The Committee decided not to find 6 to 7 percent reductions, but to provide a set of guidelines for the units. First, ICPSR must fulfill its obligations to the membership to take in data, preserve it, and distribute it. ICPSR must fulfill its contractual obligations with NORC, Justice, Aging, and SAMHSA, but it should negotiate with these agencies to insure that future projects are fully funded. Additional services can be deferred, if necessary, and testing of new media, such as a replacement of 3480 cartridges for archival storage, have a lower priority. Finally, the Committee feels that future contractual obligations must include full funding support needed to meet those obligations. If funding agencies are unwilling to provide full support, ICPSR should seriously consider termination of the contracts.
The Council members expressed their appreciation to the staff for their efforts in the conversion process and recognized the tremendous amount of work involved in such a large undertaking.
The committee noted the increase in data collections appearing on the FTP server. Most of the collections not on the server contain unusual formats or structures and will require additional time and resources before they will become available.
Completing the transition to full FTP service was given high priority among all of the activities of the Computing and Network Services and User Support units. The committee assigned the activities related to these two units to three general categories of priority: areas of high priority, areas that while important could be delayed, and areas that could be postponed in the short term. In addition to completing the FTP transition, the committee included resolving the changes caused by the upcoming demise of the centralized computing environment (Michigan Terminal System) among its items of high priority. These changes include the conversion of archival media for all datasets and the enactment of new procedures for archiving and preparing data for distribution to members. The committee also stressed the need to meet contractual obligations for those projects supported by outside grants including NACDA, NACJD, SAMHSA, GSS, and NES and to be particularly mindful that new initiatives in these areas be fully funded.

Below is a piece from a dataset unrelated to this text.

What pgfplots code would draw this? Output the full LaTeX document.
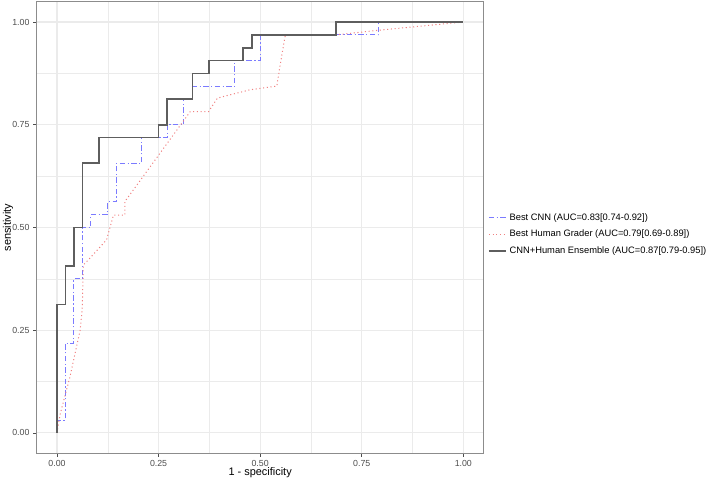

Projects/areas considered important but less crucial than those previously listed include the production of periodic CD-ROMs and various Web initiatives (compute server, development of subsetting and statistical facilities). Development work should continue on certain features related to the documentation scanning operation (SGML and Acrobat), but resources will not be available to bring these features fully on-line in the short term.
Projects occupying a lower priority that could be postponed in the short term include the purchase of a replacement system that would be able to read and write tapes as had existed under MTS, the production of custom CD-ROMs, and any decision about what the next archival medium would be. While a proposal, already submitted to NSF, might involve ICPSR in the use of a massive parallel processing machine, the committee expressed concern about possible disruptions to other work if the Computing and Network Services unit was heavily involved in such a project.
A strong recommendation from the committee focused on the importance of looking at computing equipment as a basic supply that was consumed each year and that had to be continually upgraded and replaced.
Winsborough made a motion that Council agree with the priorities set forth by the Computer/User Support subcommittee; Anne Gray seconded the motion. The motion passed unanimously.
The June 21-23 Council meeting has been canceled. In its place the Council will speak via telephone conference on June 27th, 2:30-4:00 p.m. Eastern time. The next regular Council meeting is scheduled for October 4-6th in Ann Arbor.